I suddenly realize just how damaged I am. How can anyone love someone so damaged? That’s the whole point though, isn’t it? I can’t expect to be loved if I can’t love myself. If I’m not good enough for myself then how can I expect to be good enough for anyone else? I need to fix myself. Stop trying to distract myself. The answers I’m looking for are always within my reach. I just need to sit with myself. Stop avoiding myself. Show myself the love I long to feel. Connect with myself instead of trying to connect with anyone else.
The answers are on the Inside. Not on the outside. Outside is just a distraction to further myself from the truth. Find the truth within. All the answers are there. Once you have the answers then anything is possible. Once you love yourself then you will never feel lonely. For wherever you go, there you will be. You’ll always have you.

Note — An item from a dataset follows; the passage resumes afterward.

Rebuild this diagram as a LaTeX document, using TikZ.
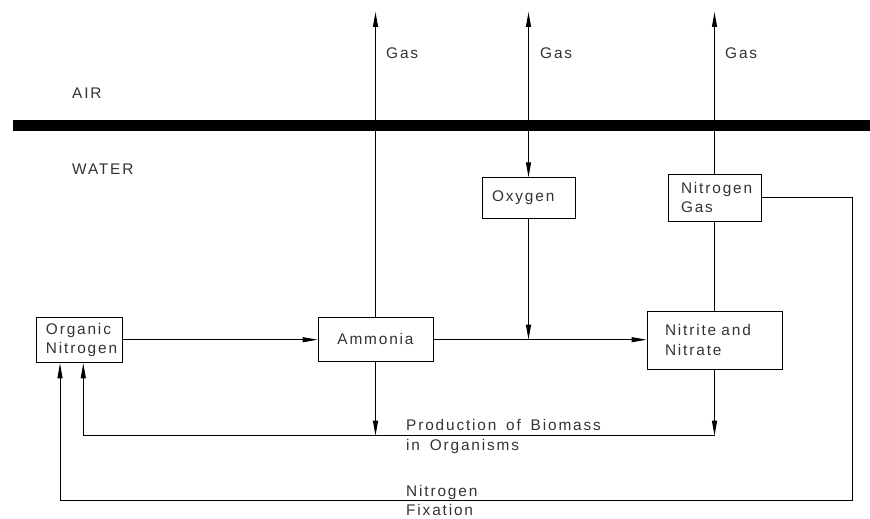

While I feel I learned a lot from this experience of intense grief . I also see how much that feeling of “love is conditional” never got addressed. It was my truth. Even in navigating around it I thought that I had to fix myself in order to be loved. The concept of unconditional love was something so foreign to me. “How could anyone love someone so damaged?” because I wasn’t damaged. Nobody is damaged. We are all humans. Those moments that make us feel damaged help to shape who we are in a way, but there are so many other life experiences that also help to shape us into these beautiful people that we are now. We deserve love as we are now. Everyone is worthy of love. Yes, I strive to become the best version of myself. Constantly learning and growing, but I also have to acknowledge that I am awesome as I am right now. I don’t Need to change. I simply Want to change. This entry was one of the first times I fully cried over the loss of my relationship and how lonely I felt as a result. I also felt the true depth of emotion that I couldn’t navigate when I was 10. It was a painful, yet very healing moment.